2009 Teaching and Learning Symposium

2:30-4:30 p.m., April 21, 2009
HUB Ballroom

Session Description



Constructive discontent: Using Creative Thinking Methods to Teach Interdisciplinary Courses

Amy Lambert (College of Forest Resources, UW Botanic Gardens)

“…it was challenging and difficult but it really changed the way I think about what people say and things I see, social and political ideas I took for granted.”

What happens when a student struggles, confronted with unfamiliar concepts or difficult subject matter? Some students are like deer caught in the headlights of oncoming traffic, frozen, unable to move. This moment of hesitation is particularly pertinent in courses that emphasize interdisciplinary study across multiple fields and practices.
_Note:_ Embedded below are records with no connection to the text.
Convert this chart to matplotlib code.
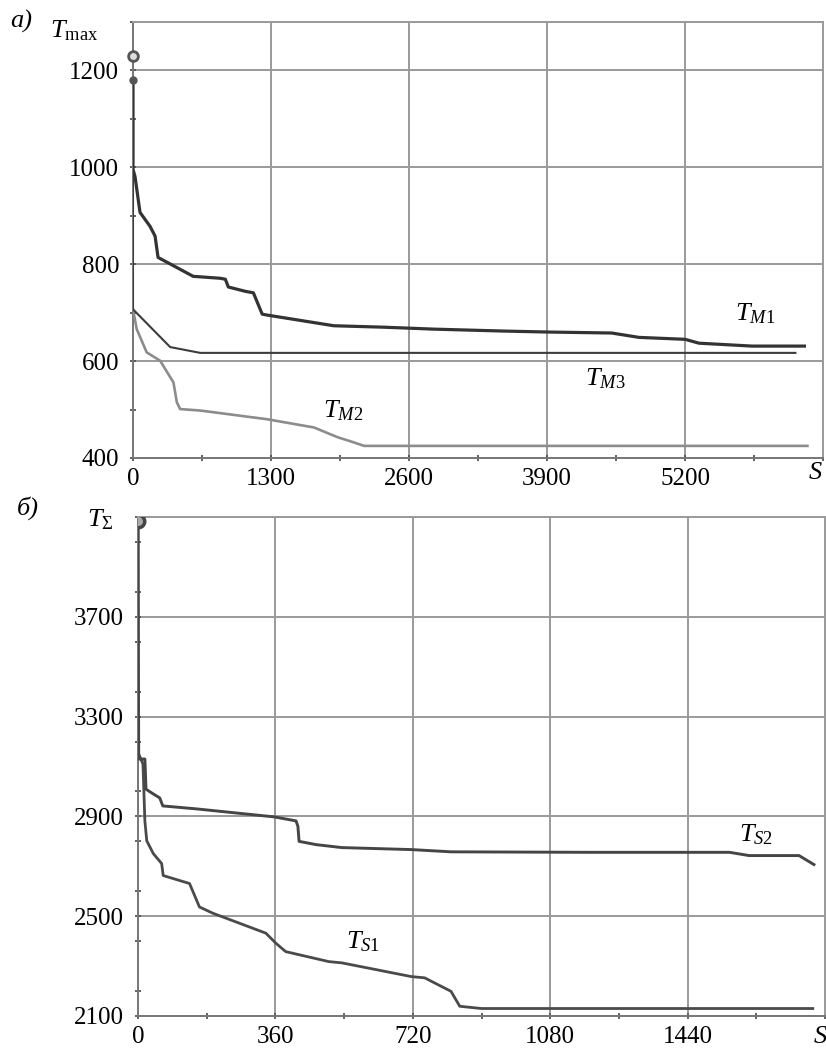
import matplotlib
matplotlib.use("Agg")
import matplotlib.pyplot as plt
from matplotlib.ticker import MultipleLocator

plt.rcParams['font.family'] = ['Liberation Serif', 'DejaVu Serif']
plt.rcParams['mathtext.fontset'] = 'custom'
plt.rcParams['mathtext.rm'] = 'Liberation Serif'
plt.rcParams['mathtext.it'] = 'Liberation Serif:italic'
plt.rcParams['mathtext.bf'] = 'Liberation Serif:bold'

# ---------- panel a) data ----------
tm1_s = [0, 0, 19, 66, 161, 208, 236, 321, 567, 822, 870, 898, 1059, 1134, 1217, 1264,
         1891, 2364, 2836, 3498, 3914, 4510, 4765, 5200, 5332, 5833, 6325]
tm1_t = [1181, 996, 981, 907, 878, 858, 814, 804, 775, 771, 769, 753, 744, 741, 697, 695,
         673, 670, 666, 662, 660, 658, 649, 645, 637, 631, 631]

tm3_s = [0, 0, 350, 633, 6240]
tm3_t = [1100, 707, 629, 617, 617]

tm2_s = [0, 35, 129, 255, 381, 413, 444, 633, 1264, 1705, 1926, 2083, 2178, 6353]
tm2_t = [707, 666, 618, 601, 556, 515, 501, 498, 480, 463, 443, 432, 425, 425]

top_markers_s = [0, 0]
top_markers_t = [1229, 1181]

top_xticks = [0, 1300, 2600, 3900, 5200]
top_yticks = [400, 600, 800, 1000, 1200]

# ---------- panel b) data ----------
ts2_s = [0, 0, 18, 21, 36, 57, 65, 154, 357, 414, 419, 422, 466, 534, 716, 820,
         1185, 1550, 1601, 1732, 1771]
ts2_t = [4090, 3130, 3130, 3009, 2994, 2974, 2942, 2930, 2898, 2882, 2860, 2800, 2787,
         2775, 2767, 2758, 2756, 2756, 2743, 2743, 2707]

ts1_s = [0, 2, 13, 18, 23, 40, 62, 66, 135, 161, 196, 335, 361, 387, 500, 534, 716,
         751, 820, 843, 900, 1768]
ts1_t = [4090, 3150, 3110, 2882, 2802, 2751, 2711, 2663, 2631, 2537, 2512, 2432, 2392,
         2358, 2318, 2313, 2258, 2253, 2199, 2139, 2130, 2130]

bot_marker_s = [0]
bot_marker_t = [4082]

bot_xticks = [0, 360, 720, 1080, 1440]
bot_yticks = [2100, 2500, 2900, 3300, 3700]

W, H = 826, 1048
fig = plt.figure(figsize=(W / 100, H / 100), dpi=100)

def px_axes(l, t, r, b):
    return fig.add_axes([l / W, 1 - b / H, (r - l) / W, (b - t) / H])

GRID = '#9a9a9a'
FS = 18

def style(ax, xmin, xmax, ymin, ymax, xt, yt, xminor, yminor):
    ax.set_xlim(xmin, xmax)
    ax.set_ylim(ymin, ymax)
    ax.xaxis.set_minor_locator(MultipleLocator(xminor))
    ax.yaxis.set_minor_locator(MultipleLocator(yminor))
    ax.set_xticks(list(xt) + [xmax])
    ax.set_xticklabels([str(v) for v in xt] + [''])
    ax.set_yticks(list(yt) + [ymax])
    ax.set_yticklabels([str(v) for v in yt] + [''])
    ax.grid(True, which='major', color=GRID, lw=1.4)
    for sp in ax.spines.values():
        sp.set_color(GRID)
        sp.set_linewidth(1.4)
    ax.spines['left'].set_color('#777777')
    ax.spines['bottom'].set_color('#777777')
    ax.tick_params(which='both', direction='inout', color='#555555', width=1.3,
                   labelsize=FS)
    ax.tick_params(which='major', length=4)
    ax.tick_params(which='minor', length=4)
    ax.tick_params(axis='y', pad=8)
    ax.tick_params(axis='x', pad=5)

# ---------- top panel ----------
ax1 = px_axes(133, 22, 823, 458)
style(ax1, 0, 6500, 400, 1300, top_xticks, top_yticks, 650, 100)
ax1.plot(tm2_s, tm2_t, color='#8c8c8c', lw=1.9, solid_joinstyle='round', zorder=3)
ax1.plot(tm3_s, tm3_t, color='#3c3c3c', lw=1.5, solid_joinstyle='round', zorder=3)
ax1.plot(tm1_s, tm1_t, color='#333333', lw=2.3, solid_joinstyle='round', zorder=4)
ax1.plot(top_markers_s[:1], top_markers_t[:1], 'o', ms=7, mfc='#dddddd', mec='#555555',
         mew=2, clip_on=False, zorder=5)
ax1.plot(top_markers_s[1:], top_markers_t[1:], 'o', ms=5, mfc='#555555', mec='#555555',
         clip_on=False, zorder=5)
ax1.text(5673, 697, r'$T_{M\mathrm{1}}$', fontsize=19, va='center', ha='left')
ax1.text(4255, 563, r'$T_{M\mathrm{3}}$', fontsize=19, va='center', ha='left')
ax1.text(1787, 497, r'$T_{M\mathrm{2}}$', fontsize=19, va='center', ha='left')

fig.text(10 / W, 1 - 21 / H, 'а)', fontsize=19, style='italic', va='center', ha='left')
fig.text(50 / W, 1 - 31 / H, r'$T_{\mathrm{max}}$', fontsize=19, va='center', ha='left')
fig.text(815 / W, 1 - 473 / H, r'$S$', fontsize=19, va='center', ha='center')

# ---------- bottom panel ----------
ax2 = px_axes(138, 517, 825, 1016)
style(ax2, 0, 1800, 2100, 4100, bot_xticks, bot_yticks, 180, 200)
ax2.plot(ts1_s, ts1_t, color='#4a4a4a', lw=2.0, solid_joinstyle='round', zorder=3)
ax2.plot(ts2_s, ts2_t, color='#454545', lw=2.1, solid_joinstyle='round', zorder=4)
ax2.plot(bot_marker_s, bot_marker_t, 'o', ms=9, mfc='#aaaaaa', mec='#444444', mew=2.5,
         clip_on=True, zorder=5)
ax2.text(544, 2397, r'$T_{S\mathrm{1}}$', fontsize=19, va='center', ha='left')
ax2.text(1575, 2826, r'$T_{S\mathrm{2}}$', fontsize=19, va='center', ha='left')

fig.text(17 / W, 1 - 508 / H, 'б)', fontsize=19, style='italic', va='center', ha='left')
fig.text(87 / W, 1 - 520 / H, r'$T_{\Sigma}$', fontsize=19, va='center', ha='left')
fig.text(820 / W, 1 - 1037 / H, r'$S$', fontsize=19, va='center', ha='center')

fig.savefig('out.png', dpi=100)
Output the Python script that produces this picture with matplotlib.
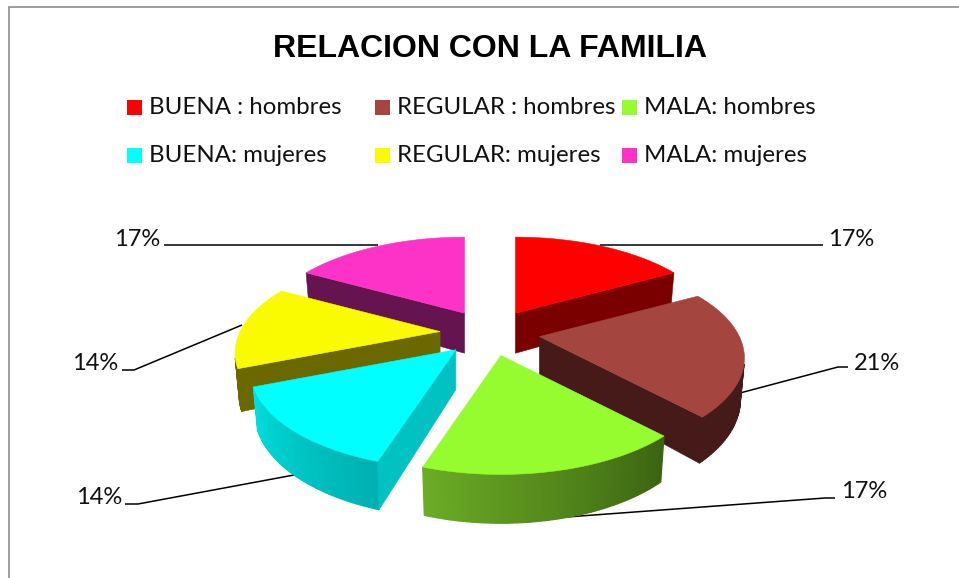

Students who find themselves stuck are also quick to judge their capacity to understand new or alternative disciplinary perspectives. How can the feeling of discontent, struggle, being stuck, also be constructive? Teaching practices that incorporate creative thinking methods can help students suspend judgment about their ability to learn and provide them with strategies for integrating interdisciplinary knowledge.

I will be presenting a conceptual framework for using creative thinking methods based on several interdisciplinary courses that I designed and taught as a graduate fellow in UW Bothell's Project for Interdisciplinary Pedagogy. I will be drawing from examples of students work in courses such as Public Art and Ecological Restoration, Feminist Art and Global Climate Change and Drawing from Life.